Both were reared by the hand of Providence for the work entrusted to their care, both were led by nature along the rugged path of poverty; both formed a character whose foundations were laid broad and deep in the purest truths of morality—a character which stood unshaken amid the terrors of war and the tranquillity of peace; a character which allowed neither cowardice upon the battle-field nor tyranny in the presidential chair. Thus did they win the hearts of their countrymen and prepare for themselves a lasting place of rest in the tender memories of a grateful people.

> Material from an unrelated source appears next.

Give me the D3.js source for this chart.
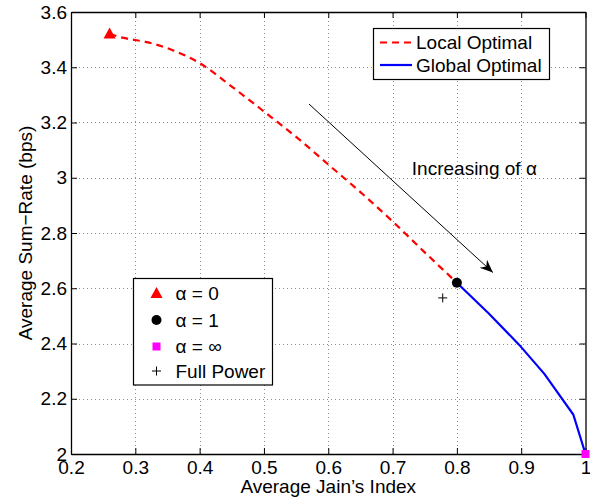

History but voices our own experience when it awards to true nobility of character the highest place among the enviable possessions of man. Nor is it the gift of fortune. In this, at least, we are not creatures of circumstances; talent, special genius may be the gift of nature; position in society the gift of birth; respect may be bought with wealth; but neither one nor all of these can give character. It is a slow but sure growth to which every thought and action lends its aid. To form character is to form grooves in which are to flow the purposes of our lives. It is to adopt principles which are to be the measure of our actions, the criteria of our deeds. This we are doing each day, either consciously or unconsciously. There is character formed by our association with each friend, by every aspiration of the heart, by every object toward which our affections go out, yea, by every thought that flies on its lightning wing through the dark recesses of the brain.

It is a law of mind that it acts most readily in familiar paths, hence, repetition forms habit, and almost before we are aware, we are chained to a certain routine of action from which it is difficult to free ourselves. We imitate that which we admire. If we revel in stories of blood, and are pleased with the sight of barbaric cruelty, we find it easy to become a Caligula or a Domitian; we picture to ourselves scenes of cruelty in which we are actors, and soon await only the opportunity to vie in atrocity with the Neroes of the past.

If we delight in gossip, and are not content unless each neighbor is laid upon the dissecting table, we form a character unenviable indeed, and must be willing to bear the contempt of all the truly good, while we roll our bit of scandal as a sweet morsel under the tongue.

But if each day we gather some new truths, plant ourselves more firmly upon principles which are eternal, guard every thought and action, that it may be pure, and conform our lives more nearly to that Perfect Model, we shall form a character that will be a fit background on which to paint the noblest deeds and the grandest intellectual and moral achievements; a character that cannot be concealed, but which will bring success in this life and form the best preparation for that which is beyond.

The formation of character is a work which continues through life, but at no time is it so active as in youth and early manhood. At this time impressions are most easily made, and mistakes most easily corrected. It is the season for the sowing of the seed—the springtime of life. There is no complaint in the natural world because each fruit and herb brings forth after its kind; there is no complaint if a neglected seed-time brings a harvest of want; there is no cry of injustice if thistles spring from thistle-seed sown. As little reason have we to murmur if in after-life we discover a character dwarfed and deformed by the evil thoughts and actions of today; as little reason have we to impeach the wisdom of God if our wild oats, as they are called in palliation, leave scars upon our manhood, which years of reform fail to wear away.

Character is the entity, the individuality of the person, shining from every window of the soul, either as a beam of purity, or as a clouded ray that betrays the impurity within. The contest between light and darkness, right and wrong, goes on; day by day, hour by hour, moment by moment, our characters are being formed, and this is the all-important question which comes to us in accents ever growing fainter as we journey from the cradle to the grave, "Shall those characters be good or bad?"